The Roman Origins of Christmas
Despite such disastrous missteps as the destruction of the Temple, the crucifixion of Jesus and the use of humans as party lanterns, the Roman Empire had a vibrant culture. One of the biggest holidays celebrated by the Roman people (often to the chagrin of rulers from Augustus to Caligula) was Saturnalia. Saturn was the god of sowing, among other things, so there was some rationale for appealing to him during the shortest days of the year (the winter solstice falls on December 21 or 22) in hope that the sun might return again and provide life support for that agrarian culture.
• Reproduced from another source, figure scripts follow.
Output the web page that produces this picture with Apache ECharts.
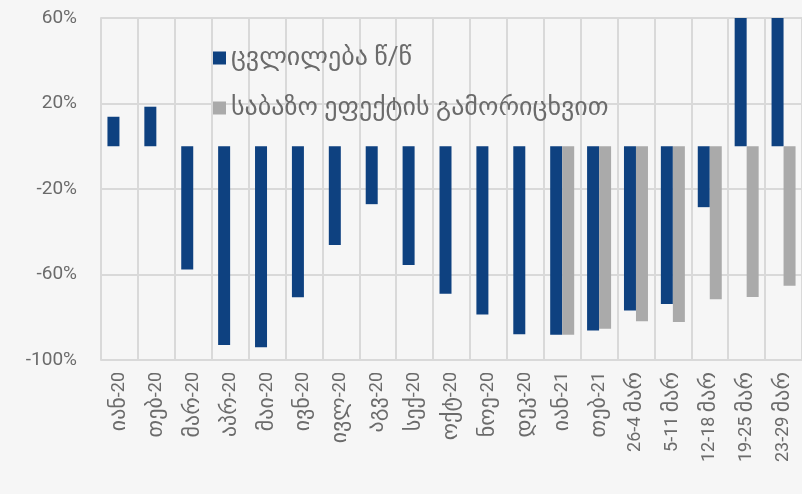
<!DOCTYPE html>
<html>
<head>
<meta charset="utf-8">
<script src="https://cdn.jsdelivr.net/npm/echarts@6/dist/echarts.min.js"></script>
<style>
  html, body { margin: 0; padding: 0; background: #f6f6f6; }
  #main { width: 802px; height: 494px; }
</style>
</head>
<body>
<div id="main"></div>
<script>
// კატეგორიები
const categories = ['იან-20', 'თებ-20', 'მარ-20', 'აპრ-20', 'მაი-20', 'ივნ-20', 'ივლ-20', 'აგვ-20', 'სექ-20',
  'ოქტ-20', 'ნოე-20', 'დეკ-20', 'იან-21', 'თებ-21', '26-4 მარ', '5-11 მარ', '12-18 მარ', '19-25 მარ', '23-29 მარ'];

// ცვლილება წ/წ (%), last two go off the top of the axis
const changeYoY = [13.8, 18.5, -57.7, -93, -94, -70.7, -46.2, -27.1, -55.5, -69, -78.7, -88, -88.2, -86.2,
  -76.9, -73.8, -28.5, 95, 90];

// საბაზო ეფექტის გამორიცხვით (%)
const exBase = [null, null, null, null, null, null, null, null, null, null, null, null, -88.2, -85.4,
  -81.9, -82.2, -71.6, -70.5, -65.3];

const yTicks = { min: -100, max: 60, interval: 40 };

const font = "Roboto, 'DejaVu Sans', sans-serif";

// georgian letters come out small in DejaVu, so give them their own size
function labelFmt(v) {
  return v.replace(/[\u10A0-\u10FF]+/g, m => '{g|' + m + '}').replace(/(^|})([^{]+)(?={|$)/g, (a, b, c) => b + '{d|' + c + '}');
}

const chart = echarts.init(document.getElementById('main'));

const option = {
  backgroundColor: '#f6f6f6',
  animation: false,
  textStyle: { fontFamily: font },
  grid: { left: 101, right: 0, top: 18, bottom: 134 },
  legend: {
    orient: 'vertical',
    left: 208,
    top: 40,
    itemWidth: 13,
    itemHeight: 13,
    itemGap: 24,
    icon: 'rect',
    textStyle: { color: '#6b6b6b', fontSize: 26, fontFamily: font },
    data: ['ცვლილება წ/წ', 'საბაზო ეფექტის გამორიცხვით']
  },
  xAxis: {
    type: 'category',
    data: categories,
    axisLine: { show: false },
    axisTick: { show: false },
    splitLine: { show: true, lineStyle: { color: '#d9d9d9', width: 2 } },
    axisLabel: {
      rotate: 90, color: '#6b6b6b', fontSize: 18, margin: 12, interval: 0,
      formatter: labelFmt,
      rich: {
        g: { fontSize: 22, color: '#6b6b6b', fontFamily: font },
        d: { fontSize: 18, color: '#6b6b6b', fontFamily: font }
      }
    }
  },
  yAxis: {
    type: 'value',
    min: yTicks.min,
    max: yTicks.max,
    interval: yTicks.interval,
    axisLine: { show: true, lineStyle: { color: '#d9d9d9', width: 2 } },
    axisTick: { show: false },
    splitLine: { lineStyle: { color: '#d9d9d9', width: 2 } },
    axisLabel: { formatter: '{value}%', color: '#6b6b6b', fontSize: 19, margin: 24 }
  },
  series: [
    {
      name: 'ცვლილება წ/წ',
      type: 'bar',
      data: changeYoY,
      barWidth: 12,
      barGap: '0%',
      itemStyle: { color: '#0e4180' }
    },
    {
      name: 'საბაზო ეფექტის გამორიცხვით',
      type: 'bar',
      data: exBase,
      barWidth: 12,
      itemStyle: { color: '#aaaaaa' }
    }
  ]
};

chart.setOption(option);
</script>
</body>
</html>
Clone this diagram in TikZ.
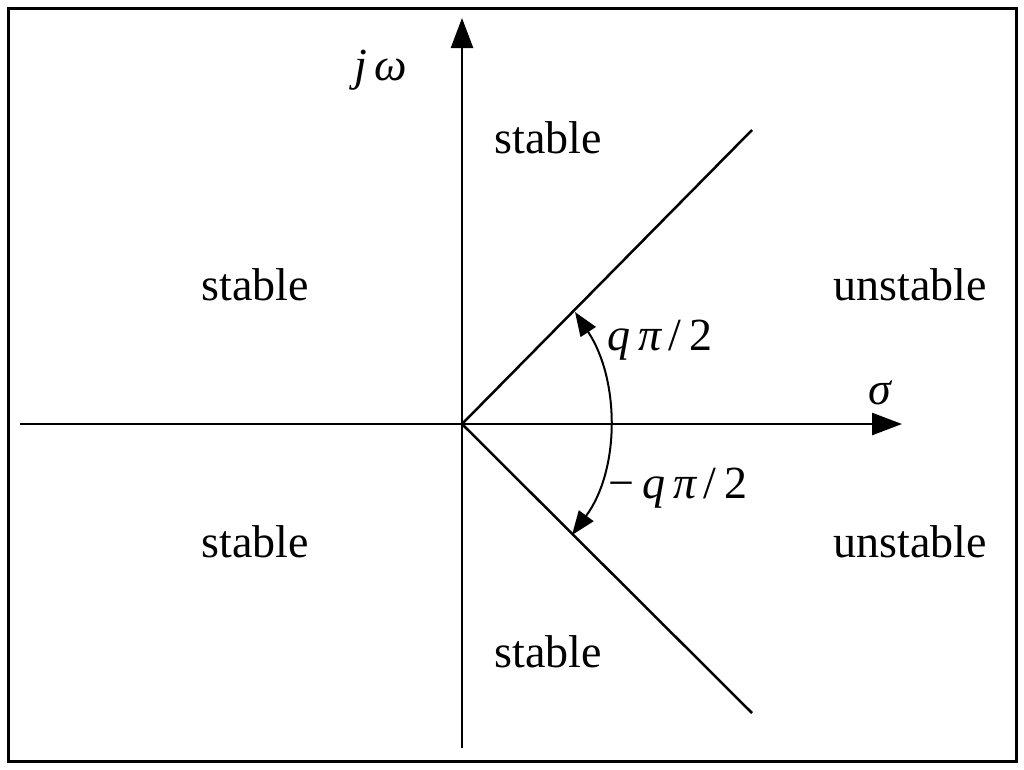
\documentclass[tikz,border=0pt]{standalone}
\usepackage{fontspec}
\setmainfont{Liberation Serif}
\usetikzlibrary{arrows.meta}
\begin{document}
\begin{tikzpicture}[x=1pt,y=-1pt,
  lbl/.style={font=\fontsize{46}{50}\selectfont},
  ax/.style={line width=2.5pt,-{Triangle[length=30pt,width=22pt]}}]
\useasboundingbox (0,0) rectangle (1024,769);
\draw[line width=3pt] (8,8) rectangle (1016,761);
\coordinate (O) at (462,424);
\coordinate (xl) at (20,424);
\coordinate (xr) at (902,424);
\coordinate (yb) at (462,748);
\coordinate (yt) at (462,18);
\coordinate (u) at (752,130);
\coordinate (d) at (752,713);
\coordinate (a1) at (575,312);
\coordinate (a2) at (572,535);
\draw[ax] (xl) -- (xr);
\draw[ax] (yb) -- (yt);
\draw[line width=2.5pt] (O) -- (u);
\draw[line width=2.5pt] (O) -- (d);
\draw[line width=2pt,{Triangle[length=24pt,width=18pt]}-{Triangle[length=24pt,width=18pt]}]
  (a1) .. controls (620,380) and (620,470) .. (a2);
\node[lbl] (s1) at (548,138) {stable};
\node[lbl] (s2) at (255,285) {stable};
\node[lbl] (s3) at (255,542) {stable};
\node[lbl] (s4) at (548,652) {stable};
\node[lbl] (u1) at (910,285) {unstable};
\node[lbl] (u2) at (910,542) {unstable};
\node[lbl] (q1) at (660,340) {{\itshape q\,π}\,/\,2};
\node[lbl] (q2) at (678,488) {−\,{\itshape q\,π}\,/\,2};
\node[lbl] (sg) at (880,393) {\itshape σ};
\node[lbl] (jw) at (381,70) {\itshape j\,ω};
\end{tikzpicture}
\end{document}
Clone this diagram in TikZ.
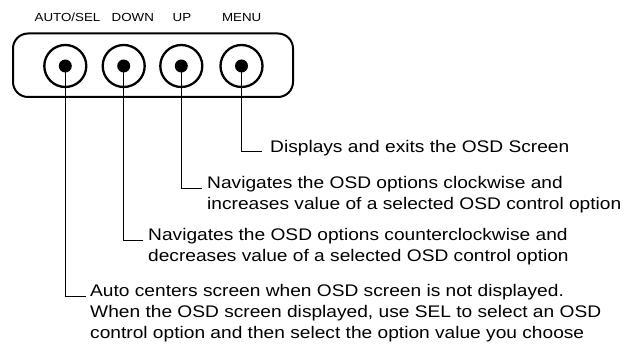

Catullus called the Saturnalia “the best of days” (Catullus 14.15) for its deep roots in the celebration of the winter solstice and the rebirth of light and mirth in the heart of winter. The festival dates varied through the course of Roman history, but began as the feast day of Saturn (December 17) and his wife, Ops (December 19), both ancient Roman fertility deities. Saturn was the god of agriculture (merging later with the Greek god Kronos) while Ops was the goddess of plenty and mother earth. During the Roman Empire the ever-popular festival was extended to seven days, from December 17 through December 23.
In each Roman home, the master might wait on his own servants, and one of the slaves was commonly chosen as Saturnalicius Princeps (Master of the Saturnalia), who could order others around in a complete reversal of roles. On the final day (December 23), everyone exchanged small gifts including sigillaria (small, special-event pottery dolls) for the children and cerei (small candles) for adults.
Although the cultural observance of Saturnalia may have influenced the decision to set the date for Christmas on December 25, celebrating the birth of Christ in the middle of winter makes perfect sense. Christ is the intersection of all things. He brings the light into the darkness—when better to remember this than during winter’s longest nights? He brings eternity into time—how better to be mindful of this than to see the traces of ancient practices in our modern celebrations?
What better moment to reflect on both the brevity and great expanse of time than at the close of one year and the beginning of the next? And Christ is the intersection of East and West—the skygazing mystics of the East came to honor him; his birth occurred in Bethlehem because his parents traveled there to be counted for the Roman census. To situate the celebration of his birth between the ancient date of January 6, used in the Eastern Church, and the Roman winter festival combines the best of both.
The selection of December 25 as the date for Christmas is a profound reminder to us that ordinary things do not somehow “corrupt” what is holy. On the contrary, the Incarnation elevated this material world—and especially our human nature—to a new level of sanctity. The Church does not minimize Christmas by locating it on the date of a pagan feast; rather, it elevates that feast and the people who celebrated light and life and family in the centuries before Christ. It remembers that, though they did not have the same opportunity to believe in Jesus that we have today, they knew and honored what was best about humanity—the very humanity for whom Christ did not hesitate to die.
Jesus might have been born in the middle of May, for all we know from Scripture, but I agree with Pope Julius I—the quiet of winter is the best time to remember the occasion.
How does Christmas remind you of the sanctity of ordinary things? This Christmas as you decorate a common tree with even-more-common tinsel, consider how the birth of Jesus has changed everything.